**TASK BRIEF**. Give again exactly the lines that run from the start of the records to the line holding "ha='center', va='bottom', fontsize=7.5, color='#404040')", both ends counted. Do not include the pictures.

**DATA RECORDS**.
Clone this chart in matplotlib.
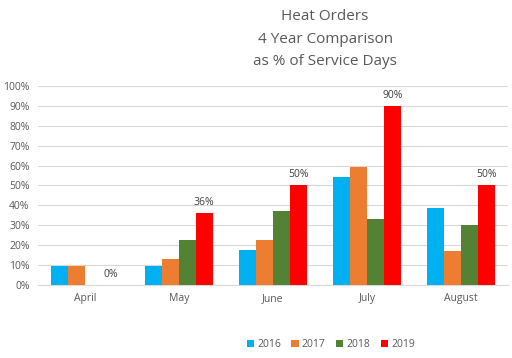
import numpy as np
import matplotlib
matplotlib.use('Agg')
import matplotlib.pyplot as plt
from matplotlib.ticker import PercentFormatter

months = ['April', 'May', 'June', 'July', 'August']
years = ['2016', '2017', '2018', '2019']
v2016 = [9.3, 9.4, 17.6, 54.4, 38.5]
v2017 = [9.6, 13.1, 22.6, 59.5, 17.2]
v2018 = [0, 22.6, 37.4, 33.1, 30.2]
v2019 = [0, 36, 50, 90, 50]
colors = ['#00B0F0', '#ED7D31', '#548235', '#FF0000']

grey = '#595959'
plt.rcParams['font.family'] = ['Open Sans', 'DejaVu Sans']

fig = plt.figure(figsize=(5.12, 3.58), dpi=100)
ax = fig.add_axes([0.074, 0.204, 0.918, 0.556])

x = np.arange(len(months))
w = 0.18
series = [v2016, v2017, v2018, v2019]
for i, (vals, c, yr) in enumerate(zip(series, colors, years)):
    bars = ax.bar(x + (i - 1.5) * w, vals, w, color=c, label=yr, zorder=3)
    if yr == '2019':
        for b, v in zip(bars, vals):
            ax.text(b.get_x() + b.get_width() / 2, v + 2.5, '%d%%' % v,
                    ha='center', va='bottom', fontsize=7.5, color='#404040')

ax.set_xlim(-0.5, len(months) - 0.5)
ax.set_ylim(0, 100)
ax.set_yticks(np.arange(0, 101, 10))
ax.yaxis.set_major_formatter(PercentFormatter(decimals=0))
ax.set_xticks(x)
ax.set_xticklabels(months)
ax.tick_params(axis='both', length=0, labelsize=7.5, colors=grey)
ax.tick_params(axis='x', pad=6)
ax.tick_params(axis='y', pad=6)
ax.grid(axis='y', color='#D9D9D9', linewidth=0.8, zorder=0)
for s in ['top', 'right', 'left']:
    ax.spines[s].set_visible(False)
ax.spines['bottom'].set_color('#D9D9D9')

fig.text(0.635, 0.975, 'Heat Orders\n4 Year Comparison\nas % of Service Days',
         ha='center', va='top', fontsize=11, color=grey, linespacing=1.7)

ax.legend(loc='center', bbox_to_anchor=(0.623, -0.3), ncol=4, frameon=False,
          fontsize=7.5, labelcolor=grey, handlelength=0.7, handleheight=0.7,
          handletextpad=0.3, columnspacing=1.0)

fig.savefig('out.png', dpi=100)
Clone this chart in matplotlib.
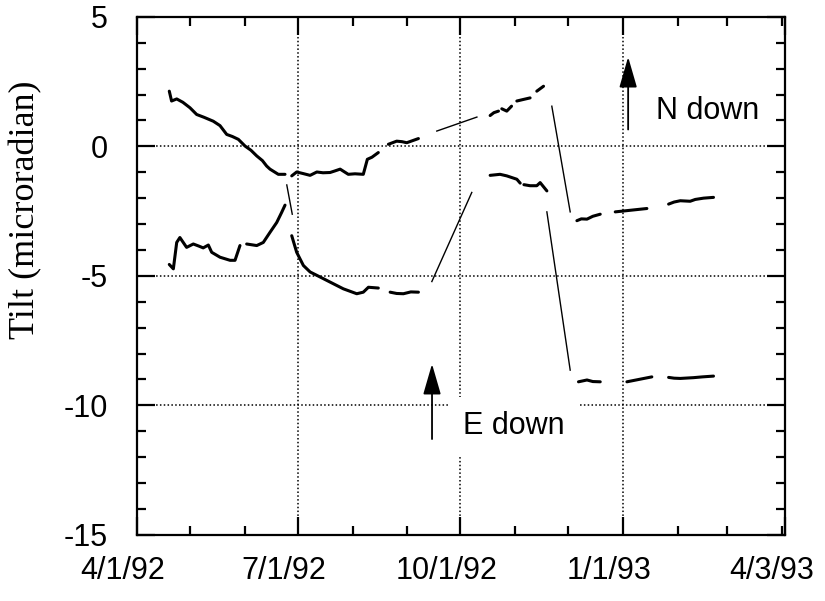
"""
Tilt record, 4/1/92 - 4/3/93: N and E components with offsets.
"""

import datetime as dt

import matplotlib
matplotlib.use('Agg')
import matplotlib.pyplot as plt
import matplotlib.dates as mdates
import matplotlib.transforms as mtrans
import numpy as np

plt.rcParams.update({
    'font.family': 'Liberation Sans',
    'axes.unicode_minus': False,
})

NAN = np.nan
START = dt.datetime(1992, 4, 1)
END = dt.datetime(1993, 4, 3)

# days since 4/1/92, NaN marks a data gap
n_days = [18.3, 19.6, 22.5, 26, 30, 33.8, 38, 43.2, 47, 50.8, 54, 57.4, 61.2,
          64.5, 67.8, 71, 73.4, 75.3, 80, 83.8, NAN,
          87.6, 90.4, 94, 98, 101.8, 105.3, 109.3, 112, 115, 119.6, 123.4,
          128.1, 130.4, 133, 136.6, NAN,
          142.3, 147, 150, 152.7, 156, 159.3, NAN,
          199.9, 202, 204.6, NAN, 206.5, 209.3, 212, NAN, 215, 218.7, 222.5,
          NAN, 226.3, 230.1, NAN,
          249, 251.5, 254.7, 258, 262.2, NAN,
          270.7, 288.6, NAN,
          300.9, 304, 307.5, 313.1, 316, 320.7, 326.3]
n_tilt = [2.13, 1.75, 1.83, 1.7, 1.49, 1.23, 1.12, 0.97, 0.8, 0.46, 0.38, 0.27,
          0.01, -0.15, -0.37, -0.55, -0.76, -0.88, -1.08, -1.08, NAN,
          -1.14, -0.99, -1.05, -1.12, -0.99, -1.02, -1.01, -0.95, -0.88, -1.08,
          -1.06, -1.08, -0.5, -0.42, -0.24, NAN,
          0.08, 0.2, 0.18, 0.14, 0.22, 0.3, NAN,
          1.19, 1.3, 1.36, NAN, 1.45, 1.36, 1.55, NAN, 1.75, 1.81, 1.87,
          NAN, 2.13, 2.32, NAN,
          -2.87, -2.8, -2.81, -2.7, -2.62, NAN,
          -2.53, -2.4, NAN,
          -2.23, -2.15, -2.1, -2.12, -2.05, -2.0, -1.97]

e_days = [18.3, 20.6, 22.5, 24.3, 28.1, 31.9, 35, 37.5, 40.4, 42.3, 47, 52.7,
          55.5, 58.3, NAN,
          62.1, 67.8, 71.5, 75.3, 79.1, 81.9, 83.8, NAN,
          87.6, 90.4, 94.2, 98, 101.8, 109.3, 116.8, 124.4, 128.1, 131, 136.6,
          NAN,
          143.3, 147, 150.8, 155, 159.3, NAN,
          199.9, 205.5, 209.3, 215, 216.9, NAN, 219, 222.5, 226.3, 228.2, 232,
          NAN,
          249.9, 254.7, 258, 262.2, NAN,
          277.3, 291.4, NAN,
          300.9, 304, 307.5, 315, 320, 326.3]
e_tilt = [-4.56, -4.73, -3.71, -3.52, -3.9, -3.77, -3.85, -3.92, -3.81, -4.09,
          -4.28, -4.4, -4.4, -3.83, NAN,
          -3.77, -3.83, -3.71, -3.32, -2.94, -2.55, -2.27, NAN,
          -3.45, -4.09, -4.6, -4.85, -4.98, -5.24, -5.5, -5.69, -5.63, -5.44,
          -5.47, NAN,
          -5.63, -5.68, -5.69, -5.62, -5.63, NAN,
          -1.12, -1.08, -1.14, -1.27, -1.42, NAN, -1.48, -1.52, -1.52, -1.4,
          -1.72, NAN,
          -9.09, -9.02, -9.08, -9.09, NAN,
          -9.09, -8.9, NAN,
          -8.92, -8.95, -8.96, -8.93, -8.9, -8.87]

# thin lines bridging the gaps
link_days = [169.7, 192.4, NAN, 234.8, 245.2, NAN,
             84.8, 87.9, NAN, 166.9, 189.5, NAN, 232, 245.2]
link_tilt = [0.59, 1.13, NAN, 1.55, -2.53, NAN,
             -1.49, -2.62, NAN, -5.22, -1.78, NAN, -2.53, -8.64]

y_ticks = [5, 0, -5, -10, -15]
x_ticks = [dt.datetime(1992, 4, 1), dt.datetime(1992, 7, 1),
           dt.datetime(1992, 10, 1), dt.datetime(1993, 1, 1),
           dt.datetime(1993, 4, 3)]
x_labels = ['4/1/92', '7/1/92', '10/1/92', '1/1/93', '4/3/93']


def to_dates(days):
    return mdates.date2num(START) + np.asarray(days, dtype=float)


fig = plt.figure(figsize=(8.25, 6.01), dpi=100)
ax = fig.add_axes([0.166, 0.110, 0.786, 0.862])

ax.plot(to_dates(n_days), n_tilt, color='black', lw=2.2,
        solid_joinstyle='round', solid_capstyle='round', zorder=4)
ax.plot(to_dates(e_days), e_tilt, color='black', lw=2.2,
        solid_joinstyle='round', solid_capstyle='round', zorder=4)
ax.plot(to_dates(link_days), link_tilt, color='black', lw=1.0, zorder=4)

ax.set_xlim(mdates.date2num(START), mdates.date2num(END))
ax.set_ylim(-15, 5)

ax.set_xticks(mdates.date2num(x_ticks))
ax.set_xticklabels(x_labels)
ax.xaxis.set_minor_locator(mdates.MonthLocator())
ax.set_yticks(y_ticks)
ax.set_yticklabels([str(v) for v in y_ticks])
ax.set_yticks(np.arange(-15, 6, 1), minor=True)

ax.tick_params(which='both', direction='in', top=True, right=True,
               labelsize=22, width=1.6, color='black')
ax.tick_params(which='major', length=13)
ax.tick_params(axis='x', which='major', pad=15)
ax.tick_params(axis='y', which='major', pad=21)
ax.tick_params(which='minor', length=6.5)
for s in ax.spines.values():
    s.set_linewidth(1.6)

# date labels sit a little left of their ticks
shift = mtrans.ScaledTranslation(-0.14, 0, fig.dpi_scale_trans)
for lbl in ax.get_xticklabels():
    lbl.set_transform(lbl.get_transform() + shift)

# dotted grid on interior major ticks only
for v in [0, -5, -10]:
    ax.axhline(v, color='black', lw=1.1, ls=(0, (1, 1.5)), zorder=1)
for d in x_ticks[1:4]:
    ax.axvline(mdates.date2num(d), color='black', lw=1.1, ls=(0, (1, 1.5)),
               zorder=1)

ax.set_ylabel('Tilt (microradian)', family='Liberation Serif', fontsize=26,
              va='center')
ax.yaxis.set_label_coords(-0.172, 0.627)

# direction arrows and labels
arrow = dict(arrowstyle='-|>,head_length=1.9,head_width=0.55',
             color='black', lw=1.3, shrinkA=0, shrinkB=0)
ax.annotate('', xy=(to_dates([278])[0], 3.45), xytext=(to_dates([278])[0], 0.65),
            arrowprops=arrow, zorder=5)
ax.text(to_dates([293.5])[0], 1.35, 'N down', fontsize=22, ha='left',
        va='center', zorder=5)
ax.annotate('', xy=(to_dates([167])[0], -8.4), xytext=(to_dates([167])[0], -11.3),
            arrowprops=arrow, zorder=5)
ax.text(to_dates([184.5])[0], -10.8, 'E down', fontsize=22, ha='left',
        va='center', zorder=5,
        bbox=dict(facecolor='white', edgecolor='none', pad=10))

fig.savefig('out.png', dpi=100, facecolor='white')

**EXPECTED ANSWER**.
Clone this chart in matplotlib.
import numpy as np
import matplotlib
matplotlib.use('Agg')
import matplotlib.pyplot as plt
from matplotlib.ticker import PercentFormatter

months = ['April', 'May', 'June', 'July', 'August']
years = ['2016', '2017', '2018', '2019']
v2016 = [9.3, 9.4, 17.6, 54.4, 38.5]
v2017 = [9.6, 13.1, 22.6, 59.5, 17.2]
v2018 = [0, 22.6, 37.4, 33.1, 30.2]
v2019 = [0, 36, 50, 90, 50]
colors = ['#00B0F0', '#ED7D31', '#548235', '#FF0000']

grey = '#595959'
plt.rcParams['font.family'] = ['Open Sans', 'DejaVu Sans']

fig = plt.figure(figsize=(5.12, 3.58), dpi=100)
ax = fig.add_axes([0.074, 0.204, 0.918, 0.556])

x = np.arange(len(months))
w = 0.18
series = [v2016, v2017, v2018, v2019]
for i, (vals, c, yr) in enumerate(zip(series, colors, years)):
    bars = ax.bar(x + (i - 1.5) * w, vals, w, color=c, label=yr, zorder=3)
    if yr == '2019':
        for b, v in zip(bars, vals):
            ax.text(b.get_x() + b.get_width() / 2, v + 2.5, '%d%%' % v,
                    ha='center', va='bottom', fontsize=7.5, color='#404040')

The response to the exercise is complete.